She was dancing. My crippled grandmother was dancing. I stood in the living room doorway, absolutely stunned. I glanced at the kitchen table and, sure enough, right under a small, framed drawing on the wall, was a freshly baked peach pie.
I had heard her singing when I opened the door but did not want to interrupt by announcing my arrival. I tiptoed to the living room. I watched her still-lean body bend beautifully, her arms greeting the sunlight pouring through the window. And her legs... Those legs that had stiffly walked, aided by a cane, for as long as I could remember. Now she wore beautiful dancing shoes, and her legs obeyed her perfectly. No limping. No stiffness. Just beautiful, fluid motion. She turned in a slow pirouette and saw me standing there. Her song and movements ended so abruptly it felt like being shaken awake from a dream.

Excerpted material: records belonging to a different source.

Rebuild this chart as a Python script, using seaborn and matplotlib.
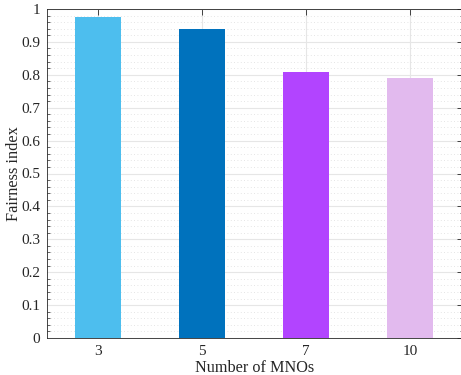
import matplotlib
matplotlib.use("Agg")
import matplotlib.pyplot as plt
import seaborn as sns
import pandas as pd
import numpy as np
from matplotlib.ticker import MultipleLocator

# Fairness index for each number of mobile network operators
mno_counts = ["3", "5", "7", "10"]
fairness = [0.976, 0.939, 0.809, 0.790]
bar_colors = ["#4DBEEE", "#0072BD", "#B244FF", "#E2BAEE"]

sns.set_theme(style="white")
plt.rcParams["font.family"] = ["Liberation Serif", "DejaVu Serif"]
plt.rcParams["mathtext.fontset"] = "stix"

df = pd.DataFrame({"MNOs": mno_counts, "Fairness": fairness})

fig = plt.figure(figsize=(4.61, 3.75), dpi=100)
ax = fig.add_axes([47 / 461, 37 / 375, 416 / 461, 329 / 375])

ax.set_axisbelow(True)
sns.barplot(data=df, x="MNOs", y="Fairness", hue="MNOs",
            palette=bar_colors, order=mno_counts, hue_order=mno_counts,
            width=0.45, saturation=1, legend=False, ax=ax, linewidth=0)

ax.set_xlim(-0.49, 3.51)
ax.set_ylim(0, 1)
ax.yaxis.set_major_locator(MultipleLocator(0.1))
ax.yaxis.set_minor_locator(MultipleLocator(0.02))
ax.set_yticks(np.round(np.arange(0, 1.01, 0.1), 1))
ax.set_yticklabels(["0", "0.1", "0.2", "0.3", "0.4", "0.5", "0.6",
                    "0.7", "0.8", "0.9", "1"])

ax.grid(True, which="major", axis="both", color="#e6e6e6", linewidth=0.8,
        linestyle="-")
ax.grid(True, which="minor", axis="y", color="#dcdcdc", linewidth=0.6,
        linestyle=(0, (1, 3)))

for side in ["left", "bottom", "top", "right"]:
    ax.spines[side].set_visible(True)
    ax.spines[side].set_color("#262626")
    ax.spines[side].set_linewidth(0.6)

ax.tick_params(axis="both", which="both", direction="in", top=True,
               right=True, color="#262626", labelsize=11,
               labelcolor="#262626")
ax.tick_params(axis="both", which="major", length=4, width=0.6, pad=5)
ax.tick_params(axis="y", which="minor", length=2.2, width=0.5, left=True,
               right=True)
ax.tick_params(axis="x", which="minor", bottom=False, top=False)

ax.set_xlabel("Number of MNOs", fontsize=11.7, color="#262626")
ax.set_ylabel("Fairness index", fontsize=11.7, color="#262626")
ax.xaxis.set_label_coords(0.5, -0.068)
ax.yaxis.set_label_coords(-0.06, 0.5)

fig.savefig("out.png", dpi=100)
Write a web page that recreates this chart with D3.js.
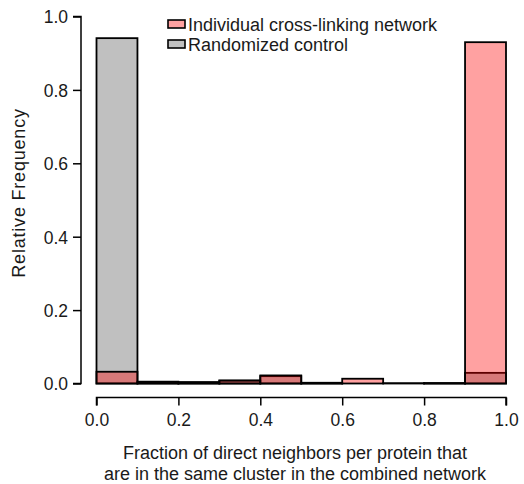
<!DOCTYPE html>
<html>
<head>
<meta charset="utf-8">
<script src="https://cdn.jsdelivr.net/npm/d3@7"></script>
<style>
  body { margin: 0; background: #fff; }
  svg { display: block; font-family: "Liberation Sans", Arial, sans-serif; }
</style>
</head>
<body>
<svg id="chart" width="524" height="484"></svg>
<script>
// Bin edges (fraction of direct neighbors in same cluster)
const binStarts = [0.0, 0.1, 0.2, 0.3, 0.4, 0.5, 0.6, 0.7, 0.8, 0.9];
const binWidth = 0.1;
// Relative frequencies
const randomizedValues = [0.941, 0.003, 0.002, 0.008, 0.020, 0.001, 0.0, 0.0, 0.001, 0.029];
const individualValues = [0.032, 0.005, 0.004, 0.008, 0.022, 0.002, 0.013, 0.001, 0.001, 0.930];
const xTicks = [0.0, 0.2, 0.4, 0.6, 0.8, 1.0];
const yTicks = [0.0, 0.2, 0.4, 0.6, 0.8, 1.0];
const seriesNames = ["Individual cross-linking network", "Randomized control"];
const xTitleLines = ["Fraction of direct neighbors per protein that", "are in the same cluster in the combined network"];
const yTitle = "Relative Frequency";

const svg = d3.select("#chart");
const x = d3.scaleLinear().domain([0, 1]).range([96.5, 506]);
const y = d3.scaleLinear().domain([0, 1]).range([383.5, 16.5]);

const grayFill = "#c0c0c0";
const redFill = "rgba(255,0,0,0.37)";
const textColor = "#1a1a1a";

function drawBars(values, fill, cls) {
  svg.append("g").attr("class", cls)
    .selectAll("rect").data(binStarts.map((s, i) => ({s, v: values[i]})))
    .join("rect")
    .attr("x", d => x(d.s))
    .attr("width", d => x(d.s + binWidth) - x(d.s))
    .attr("y", d => y(d.v))
    .attr("height", d => y(0) - y(d.v))
    .attr("fill", fill)
    .attr("stroke", "#000")
    .attr("stroke-width", 1.8);
}
drawBars(randomizedValues, grayFill, "gray");
drawBars(individualValues, redFill, "red");

// Y axis
const yAxis = d3.axisLeft(y).tickValues(yTicks).tickFormat(d3.format(".1f")).tickSize(8).tickPadding(4);
const gy = svg.append("g").attr("transform", "translate(81,0)").call(yAxis);
gy.select(".domain").attr("d", `M-8,${y(0)}H0V${y(1)}H-8`).attr("stroke-width", 1.5);
gy.selectAll(".tick line").attr("stroke-width", 1.5);
gy.selectAll(".tick text").attr("font-size", 17.5).attr("fill", textColor)
  .attr("font-family", "Liberation Sans, Arial, sans-serif").attr("x", -13).attr("dy", "0.36em");

// X axis
const xAxis = d3.axisBottom(x).tickValues(xTicks).tickFormat(d3.format(".1f")).tickSize(8).tickPadding(5);
const gx = svg.append("g").attr("transform", "translate(0,397.5)").call(xAxis);
gx.select(".domain").attr("d", `M${x(0)},8V0H${x(1)}V8`).attr("stroke-width", 1.5);
gx.selectAll(".tick line").attr("stroke-width", 1.5);
gx.selectAll(".tick text").attr("font-size", 17.5).attr("fill", textColor)
  .attr("font-family", "Liberation Sans, Arial, sans-serif").attr("y", 28.5).attr("dy", null);

// Axis titles
svg.append("g").selectAll("text").data(xTitleLines).join("text")
  .attr("x", 295).attr("y", (d, i) => 459 + i * 21)
  .attr("text-anchor", "middle").attr("font-size", 18).attr("fill", textColor)
  .text(d => d);
svg.append("text")
  .attr("transform", "translate(25,193) rotate(-90)")
  .attr("text-anchor", "middle").attr("font-size", 18).attr("letter-spacing", 0.8).attr("fill", textColor)
  .text(yTitle);

// Legend
const legendFills = [redFill, grayFill];
const leg = svg.append("g");
seriesNames.forEach((name, i) => {
  leg.append("rect").attr("x", 168).attr("y", 20 + i * 20).attr("width", 17).attr("height", 8)
    .attr("fill", legendFills[i]).attr("stroke", "#000").attr("stroke-width", 1.6);
  leg.append("text").attr("x", 188).attr("y", 30.5 + i * 20)
    .attr("font-size", 18).attr("fill", textColor).text(name);
});
</script>
</body>
</html>
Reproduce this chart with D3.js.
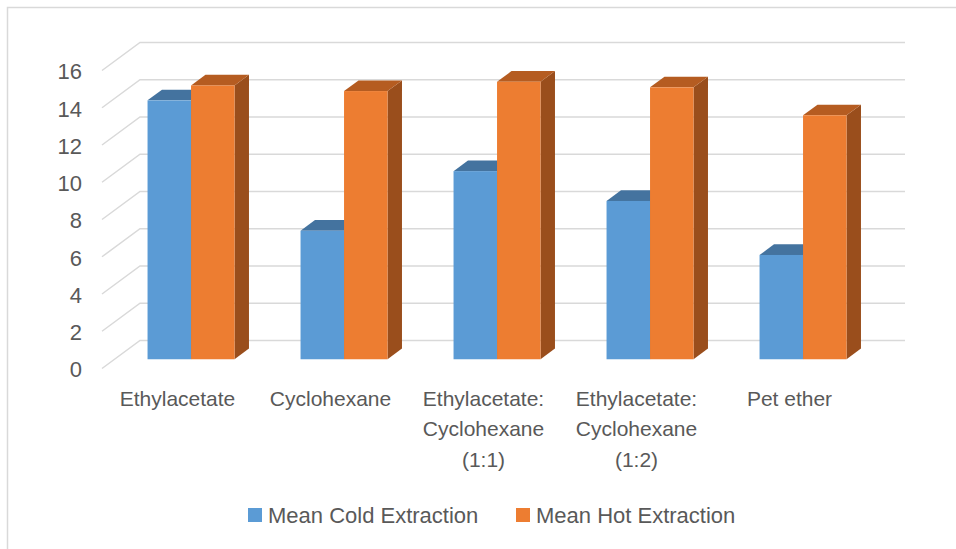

"So... how did your leg heal?" I blurted out as we ate pie.
"To tell you the truth—my legs have been well all my life," she said.
"You pretended all these years?"
"Very much so," Grandmother said, savoring the pie. "And for a very good reason. Your grandfather."
She explained. They were engaged when he left for war. Terrified of losing him, she channeled her fear into dance, becoming a celebrated performer. Yet, her heart ached for his return. His letters always ended with, "You are my Joy. I love you with my life." Then, a devastating letter arrived: he had lost a leg and was releasing her from their engagement.
"I made my decision then," Grandma continued. She left the city and returned with a cane, her leg bandaged, claiming a car accident had ended her career. She learned to limp convincingly and even planted the story with a reporter. Then, she went to the hospital where he sat in a wheelchair.
"I told him he wasn't the only one who had lost a leg," she said, showing him newspaper clippings of her "accident." "I said, 'There's a whole life waiting for us. I'm not going to carry you—you're going to walk yourself.'"
She limped a few steps and pulled something from her pocket. "'Now show me you are still a man,' I said. 'I won't ask again.'" He struggled out of the wheelchair, using his cane, and walked to her. He never used the wheelchair again.
"What did you show him?" I asked.
Grandma grinned. "Two engagement rings, of course. I had bought them the day after he left for the war."
I looked at the drawing on the kitchen wall, sketched by my grandfather years before. Tears filled my eyes as I murmured his words, "You are my Joy. I love you with my life." The young woman in the drawing smiled broadly, an engagement ring carefully drawn on her finger.